Thomas Dullien, distinguished software engineer at Elastic, shared at QCon London some lessons learned from analyzing the performance of large-scale compute systems.
The co-founder of Optimyze started the presentation by arguing that with the death of Moore's law, the shift from on-premise software to SaaS, and the widespread adoption of metered cloud computing, efficiency is now critical for businesses and directly impacting margins.
Discussing how much security and performance engineering have in common, Dullien shared a few performance challenges he experienced over the years in different roles and projects. First of all, developers should not forget that the software they use has usually not been designed for the hardware where it runs today:
Your language is designed for computers that are extinct!
Using Java as an example, Dullien pointed to some of the challenges:
For example, traversing large linked graph structures on the heap (garbage collection) or assuming that dereferencing a pointer does not come with a significant performance hit were entirely correct assumptions in 1991 but entirely wrong today, and you end up pay in many surprising ways.

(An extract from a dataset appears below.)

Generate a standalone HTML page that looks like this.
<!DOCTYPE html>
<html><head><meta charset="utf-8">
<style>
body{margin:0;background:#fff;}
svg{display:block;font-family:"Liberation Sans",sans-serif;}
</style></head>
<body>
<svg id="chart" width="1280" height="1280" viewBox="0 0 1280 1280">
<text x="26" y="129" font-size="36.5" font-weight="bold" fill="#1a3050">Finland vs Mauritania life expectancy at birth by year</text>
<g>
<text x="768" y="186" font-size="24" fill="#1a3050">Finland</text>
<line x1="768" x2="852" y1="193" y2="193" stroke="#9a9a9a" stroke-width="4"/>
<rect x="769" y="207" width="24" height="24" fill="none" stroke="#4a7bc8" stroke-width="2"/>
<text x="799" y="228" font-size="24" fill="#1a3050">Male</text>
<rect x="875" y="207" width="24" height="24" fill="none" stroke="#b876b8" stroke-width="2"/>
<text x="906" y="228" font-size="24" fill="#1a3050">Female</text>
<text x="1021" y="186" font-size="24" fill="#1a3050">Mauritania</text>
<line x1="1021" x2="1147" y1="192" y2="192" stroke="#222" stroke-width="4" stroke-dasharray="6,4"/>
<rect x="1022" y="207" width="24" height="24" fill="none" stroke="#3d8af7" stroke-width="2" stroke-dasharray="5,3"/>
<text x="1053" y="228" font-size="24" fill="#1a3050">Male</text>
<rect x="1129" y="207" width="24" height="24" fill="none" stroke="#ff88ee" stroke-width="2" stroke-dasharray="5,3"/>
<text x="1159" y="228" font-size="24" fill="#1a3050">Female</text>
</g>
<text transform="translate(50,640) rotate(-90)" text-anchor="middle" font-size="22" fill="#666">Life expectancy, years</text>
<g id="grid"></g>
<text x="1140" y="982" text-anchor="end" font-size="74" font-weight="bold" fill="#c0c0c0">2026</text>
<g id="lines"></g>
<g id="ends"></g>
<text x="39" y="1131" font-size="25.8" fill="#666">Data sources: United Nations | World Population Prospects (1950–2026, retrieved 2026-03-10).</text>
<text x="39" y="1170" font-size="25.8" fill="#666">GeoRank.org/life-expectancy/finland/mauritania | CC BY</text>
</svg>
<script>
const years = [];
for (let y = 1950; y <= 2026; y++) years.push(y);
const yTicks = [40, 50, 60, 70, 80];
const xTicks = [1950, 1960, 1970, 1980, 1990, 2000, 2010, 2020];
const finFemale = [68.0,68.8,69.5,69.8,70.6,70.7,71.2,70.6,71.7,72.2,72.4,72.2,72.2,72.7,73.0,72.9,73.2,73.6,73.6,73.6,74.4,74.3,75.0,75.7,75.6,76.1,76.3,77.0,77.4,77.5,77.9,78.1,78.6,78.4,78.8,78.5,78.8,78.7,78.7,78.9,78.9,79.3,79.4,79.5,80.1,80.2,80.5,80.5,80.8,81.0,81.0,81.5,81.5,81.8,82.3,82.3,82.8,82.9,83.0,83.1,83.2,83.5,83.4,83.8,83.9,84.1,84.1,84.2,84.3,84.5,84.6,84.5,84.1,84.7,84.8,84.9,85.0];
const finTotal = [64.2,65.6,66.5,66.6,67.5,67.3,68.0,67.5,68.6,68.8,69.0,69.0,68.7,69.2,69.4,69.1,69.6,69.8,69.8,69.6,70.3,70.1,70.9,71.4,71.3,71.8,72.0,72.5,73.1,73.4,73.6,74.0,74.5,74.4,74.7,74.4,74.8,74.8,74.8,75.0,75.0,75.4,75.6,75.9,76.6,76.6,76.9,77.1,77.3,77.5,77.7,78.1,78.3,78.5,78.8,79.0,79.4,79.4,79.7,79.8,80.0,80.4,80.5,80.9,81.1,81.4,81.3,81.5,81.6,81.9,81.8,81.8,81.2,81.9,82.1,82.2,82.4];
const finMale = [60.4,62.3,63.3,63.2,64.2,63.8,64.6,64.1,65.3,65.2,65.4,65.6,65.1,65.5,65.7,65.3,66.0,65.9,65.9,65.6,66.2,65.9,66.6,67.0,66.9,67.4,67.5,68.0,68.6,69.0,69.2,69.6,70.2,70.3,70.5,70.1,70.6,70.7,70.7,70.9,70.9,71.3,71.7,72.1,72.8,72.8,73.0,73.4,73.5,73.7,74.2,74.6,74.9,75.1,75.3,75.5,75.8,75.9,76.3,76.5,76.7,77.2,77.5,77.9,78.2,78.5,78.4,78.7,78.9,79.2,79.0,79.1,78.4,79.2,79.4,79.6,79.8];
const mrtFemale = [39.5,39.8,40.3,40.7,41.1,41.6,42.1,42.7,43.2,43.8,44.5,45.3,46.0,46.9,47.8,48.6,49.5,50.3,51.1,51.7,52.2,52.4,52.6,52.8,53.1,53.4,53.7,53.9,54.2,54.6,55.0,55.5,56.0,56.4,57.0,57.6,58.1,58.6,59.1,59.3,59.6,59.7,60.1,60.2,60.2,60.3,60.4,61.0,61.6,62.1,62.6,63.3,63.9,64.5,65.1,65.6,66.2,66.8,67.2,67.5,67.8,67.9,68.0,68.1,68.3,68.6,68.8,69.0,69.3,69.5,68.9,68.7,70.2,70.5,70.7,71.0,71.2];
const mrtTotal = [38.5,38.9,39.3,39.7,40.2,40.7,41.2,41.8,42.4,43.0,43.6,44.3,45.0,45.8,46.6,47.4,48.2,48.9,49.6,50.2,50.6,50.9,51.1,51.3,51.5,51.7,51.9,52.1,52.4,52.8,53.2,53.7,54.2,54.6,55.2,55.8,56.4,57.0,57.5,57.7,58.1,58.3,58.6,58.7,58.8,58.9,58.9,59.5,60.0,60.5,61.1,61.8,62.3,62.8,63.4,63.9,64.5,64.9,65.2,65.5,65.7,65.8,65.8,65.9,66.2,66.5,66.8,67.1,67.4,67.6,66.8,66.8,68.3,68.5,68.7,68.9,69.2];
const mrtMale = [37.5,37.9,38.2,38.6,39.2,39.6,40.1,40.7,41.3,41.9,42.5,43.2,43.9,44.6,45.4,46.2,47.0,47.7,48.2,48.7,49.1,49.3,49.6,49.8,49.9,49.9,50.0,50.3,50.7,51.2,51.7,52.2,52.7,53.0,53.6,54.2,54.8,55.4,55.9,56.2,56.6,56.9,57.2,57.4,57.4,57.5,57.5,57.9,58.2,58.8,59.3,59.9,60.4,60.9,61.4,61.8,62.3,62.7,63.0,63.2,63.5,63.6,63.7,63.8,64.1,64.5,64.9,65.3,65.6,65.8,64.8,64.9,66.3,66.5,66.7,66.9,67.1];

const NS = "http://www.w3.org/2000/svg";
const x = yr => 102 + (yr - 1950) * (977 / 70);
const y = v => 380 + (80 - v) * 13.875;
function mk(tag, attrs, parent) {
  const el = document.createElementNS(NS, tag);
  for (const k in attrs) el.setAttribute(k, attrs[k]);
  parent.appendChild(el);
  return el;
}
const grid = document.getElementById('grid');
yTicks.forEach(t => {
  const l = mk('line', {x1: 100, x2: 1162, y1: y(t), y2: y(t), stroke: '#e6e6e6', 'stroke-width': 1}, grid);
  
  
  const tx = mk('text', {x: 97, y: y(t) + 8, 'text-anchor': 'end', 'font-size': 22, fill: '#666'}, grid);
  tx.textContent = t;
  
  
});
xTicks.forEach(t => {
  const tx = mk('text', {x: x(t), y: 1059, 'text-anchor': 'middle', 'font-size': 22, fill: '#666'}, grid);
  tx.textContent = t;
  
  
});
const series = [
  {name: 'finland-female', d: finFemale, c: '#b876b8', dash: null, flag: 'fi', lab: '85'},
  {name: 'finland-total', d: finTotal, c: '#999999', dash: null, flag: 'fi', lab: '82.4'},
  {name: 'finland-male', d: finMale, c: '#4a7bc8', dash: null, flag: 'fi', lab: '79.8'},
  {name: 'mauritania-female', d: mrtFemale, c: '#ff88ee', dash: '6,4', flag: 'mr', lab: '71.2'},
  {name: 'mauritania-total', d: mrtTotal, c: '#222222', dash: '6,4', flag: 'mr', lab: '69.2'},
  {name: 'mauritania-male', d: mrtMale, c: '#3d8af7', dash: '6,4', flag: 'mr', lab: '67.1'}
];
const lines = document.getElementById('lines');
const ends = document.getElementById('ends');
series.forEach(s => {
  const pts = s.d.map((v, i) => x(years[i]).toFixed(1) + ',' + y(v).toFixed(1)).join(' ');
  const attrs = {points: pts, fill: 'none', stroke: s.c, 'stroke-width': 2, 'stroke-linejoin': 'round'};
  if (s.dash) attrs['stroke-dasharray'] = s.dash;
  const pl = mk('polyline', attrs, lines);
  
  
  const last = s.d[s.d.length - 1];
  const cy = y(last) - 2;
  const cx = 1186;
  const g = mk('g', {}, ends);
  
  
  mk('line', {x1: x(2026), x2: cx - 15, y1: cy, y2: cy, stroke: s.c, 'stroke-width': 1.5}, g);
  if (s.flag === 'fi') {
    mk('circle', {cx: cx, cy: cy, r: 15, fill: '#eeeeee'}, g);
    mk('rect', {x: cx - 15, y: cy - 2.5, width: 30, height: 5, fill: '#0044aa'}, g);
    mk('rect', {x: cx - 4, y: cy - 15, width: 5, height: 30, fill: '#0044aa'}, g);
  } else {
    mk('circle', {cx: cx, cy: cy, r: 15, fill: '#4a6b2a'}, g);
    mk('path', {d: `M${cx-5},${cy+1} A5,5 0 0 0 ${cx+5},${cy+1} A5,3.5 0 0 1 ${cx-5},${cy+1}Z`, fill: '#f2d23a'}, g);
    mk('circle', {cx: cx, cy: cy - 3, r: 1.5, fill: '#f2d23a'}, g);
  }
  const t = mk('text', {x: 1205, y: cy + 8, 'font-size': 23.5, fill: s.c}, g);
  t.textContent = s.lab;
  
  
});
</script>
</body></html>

According to Dullien, it is common to see 10-20% of all CPU cycles spent in garbage collection, with many Java developers becoming experts at tuning GCs and high-performance Java developers avoiding allocations altogether.
Comparing spinning disks and NVMe SSDs, Dullien highlighted how early design choices in applications and databases impact performances today:
A surprising number of storage systems have fixed-size thread pools, mmap-backed storage and rely on large read-heads, choices that make sense if you are on a spinning disk (...) Modern SSDs are performance beasts, and you need to think carefully about the best way to feed them.
For example, as a single thread can only originate 3000 IOPS, to saturate a 170k IOPS drive, applications need 56 threads constantly hitting page faults. Therefore, for blocking I/O, thread pools are often too small. Cloud services provide a different challenge:
Cloud-attached storage is an entirely different beast, with very few DBMS optimized to operate in the "high-latency, near limitless concurrency" paradigm.
Dullien warned about the impact of a finite number of common libraries (allocators, garbage collectors, compression, FFMpeg, ...) included in many applications that globally eat the most CPU: in almost every large-sized org, the CPU cost of a common library will eclipse the cost of the most heavyweight app. The organization chart matters too, with vertical organizations better identifying and fixing libraries, reaping benefits in cascade everywhere.
Dullien moved than benchmarking and warned of statistical nightmares:
High variance in measurements means it is harder to tell if your change improves things, but people do not fear variance enough.
Noisy neighbors on cloud instances, unreliable multiple runs, and benchmarks that do not match production deployments are other common issues affecting benchmarking.
Dullien provided different advice on the development, business, mathematical, and hardware areas, with some points to the practitioner working on performance:
- Know your napkin math
- Accept that tooling is nascent and disjoint
- Always measure; the perpetrator is often not the usual suspect
- There are many low-hanging fruits; do not leave easy wins on the table
Dullien's talk concluded with some thoughts on the inadequacy of existing tooling and where things could and should improve, focusing on CO2 reduction, cost accounting, latency analysis, and cluster-wise "truly causal" profiling.